Qualcomm has been trying to buy giant chip maker NXP for the better part of two years. All that patience might not have paid off, however. Qualcomm is planning to drop its bid for NXP by the end of July 25th (that's today, if you're reading in time). Its executives reportedly expect Chinese regulators to shoot down the deal, with CEO Steve Mollenkopf pinning it partly on the "current geopolitical environment." In other words, Trump's trade war with China is dimming what chances were left of a merger.

It didn't completely rule out an end to the attempt, but there would have to be "material developments" before midnight Eastern time, which didn't seem likely. An exit would be costly -- Qualcomm would have to pay NXP a $2 billion termination fee, and it'd launch a stock buyback program that would snap up $30 billion of its common shares.

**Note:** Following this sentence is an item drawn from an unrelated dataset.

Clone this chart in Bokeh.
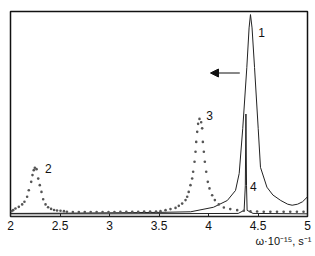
from bokeh.plotting import figure
from bokeh.models import Range1d, FixedTicker, Label, Arrow, NormalHead, Title
from bokeh.embed import file_html
from bokeh.resources import INLINE

# Curve 1 (solid)
w1 = [2.0, 2.5, 3.0, 3.5, 3.82, 4.05, 4.19, 4.273, 4.31, 4.346, 4.387, 4.41, 4.424,
      4.44, 4.465, 4.502, 4.525, 4.59, 4.65, 4.73, 4.8, 4.845, 4.9, 4.95, 5.0]
y1 = [1.5, 1.6, 1.8, 2.0, 2.3, 4.5, 7.8, 12.7, 21.0, 43.0, 72.7, 92.0, 98.5,
      92.0, 72.7, 43.0, 24.0, 14.3, 10.5, 7.8, 6.0, 5.5, 6.0, 7.2, 9.6]

# Curve 4 (solid, narrow)
w4 = [2.0, 3.0, 4.3, 4.36, 4.372, 4.378, 4.384, 4.39, 4.45, 5.0]
y4 = [1.3, 1.3, 1.5, 3.0, 15.0, 50.0, 15.0, 3.0, 1.5, 1.3]

# Curve 2 (dotted)
w2 = [2.01, 2.027, 2.05, 2.084, 2.118, 2.141, 2.168, 2.185, 2.209, 2.222, 2.235, 2.246,
      2.263, 2.28, 2.296, 2.313, 2.33, 2.354, 2.38, 2.41, 2.44, 2.47, 2.505, 2.54, 2.57,
      2.63, 2.69, 2.75, 2.81, 2.87, 2.93, 2.99, 3.05, 3.11, 3.17, 3.23, 3.29, 3.35, 3.41]
y2 = [2.6, 3.1, 3.9, 4.7, 5.9, 7.2, 9.6, 12.8, 16.9, 20.2, 22.6, 23.8,
      23.1, 18.5, 15.3, 12.0, 8.4, 5.9, 4.5, 3.7, 3.2, 2.9, 2.8, 2.6, 2.3,
      2.2, 2.2, 2.2, 2.2, 2.2, 2.2, 2.2, 2.2, 2.3, 2.3, 2.3, 2.3, 2.4, 2.4]

# Curve 3 (dotted)
w3 = [3.47, 3.515, 3.566, 3.616, 3.667, 3.70, 3.734, 3.768, 3.785, 3.80, 3.818, 3.835,
      3.845, 3.859, 3.869, 3.876, 3.886, 3.895, 3.909, 3.926, 3.936, 3.943, 3.953, 3.963,
      3.977, 3.993, 4.01, 4.037, 4.064, 4.104, 4.155, 4.22, 4.29, 4.357, 4.424, 4.491,
      4.558, 4.625, 4.692, 4.759, 4.826, 4.893, 4.96]
y3 = [2.4, 2.6, 3.1, 3.6, 4.2, 5.2, 6.3, 8.0, 9.6, 12.0, 15.3, 18.5,
      21.8, 26.7, 31.6, 36.4, 41.3, 45.2, 47.6, 46.0, 43.0, 36.4, 31.6, 26.7,
      21.8, 16.9, 13.7, 10.4, 8.0, 5.9, 4.4, 3.6, 3.1, 2.8, 2.5, 2.4,
      2.3, 2.3, 2.3, 2.3, 2.3, 2.3, 2.3]

ticks = [2, 2.5, 3, 3.5, 4, 4.5, 5]
tick_labels = ["2", "2.5", "3", "3.5", "4", "4.5", "5"]
axis_title = "ω·10⁻¹⁵, s⁻¹"

FONT = "Liberation Sans"
INK = "#222222"

p = figure(width=315, height=256, output_backend="svg", toolbar_location=None,
           x_range=Range1d(2, 5), y_range=Range1d(0, 100), y_axis_location=None,
           min_border_left=10, min_border_right=8, min_border_top=11, min_border_bottom=40)
p.xgrid.visible = False
p.ygrid.visible = False
p.outline_line_color = "#111111"
p.outline_line_width = 1.5
p.outline_line_alpha = 1.0
p.background_fill_color = "white"
p.border_fill_color = "white"

ax = p.xaxis[0]
ax.ticker = FixedTicker(ticks=ticks)
ax.major_label_overrides = {t: l for t, l in zip(ticks, tick_labels)}
ax.major_tick_in = 3
ax.major_tick_out = 0
ax.minor_tick_line_color = None
ax.axis_line_color = INK
ax.major_tick_line_color = INK
ax.major_label_text_font = FONT
ax.major_label_text_font_size = "12px"
ax.major_label_text_color = "#111111"
ax.major_label_standoff = 4

p.add_layout(Title(text=axis_title, align="right", text_font=FONT, text_font_size="11px",
                   text_font_style="normal", text_color="#111111", standoff=0, offset=-4),
             "below")

p.line(w1, y1, line_color=INK, line_width=1)
p.line(w4, y4, line_color=INK, line_width=1)
p.scatter(w2, y2, size=2.6, fill_color="#555555", line_color=None)
p.scatter(w3, y3, size=2.6, fill_color="#555555", line_color=None)

for txt, x, y in [("1", 4.535, 89.8), ("2", 2.381, 23.3), ("3", 4.01, 49.3), ("4", 4.452, 14.8)]:
    p.add_layout(Label(x=x, y=y, text=txt, text_font=FONT, text_font_size="12px",
                       text_align="center", text_baseline="middle", text_color="#111111"))

p.add_layout(Arrow(x_start=4.316, y_start=70.0, x_end=4.02, y_end=70.0,
                   line_color="#111111", line_width=1,
                   end=NormalHead(size=8, fill_color="#111111", line_color="#111111")))

open("out.html", "w").write(file_html(p, INLINE))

As it stands, Qualcomm will have to rethink its strategy. It hoped to buy NXP to expand into areas beyond its core mobile chip business, including the automotive world, the Internet of Things and security. For now, it has to either spend more time developing in-house technologies in those areas or focus on what it's already doing. That's not such a bad thing with better-than-expected earnings this quarter and 5G wireless promising a lot of business in the future, but it was clearly hoping that NXP would play a part going forward.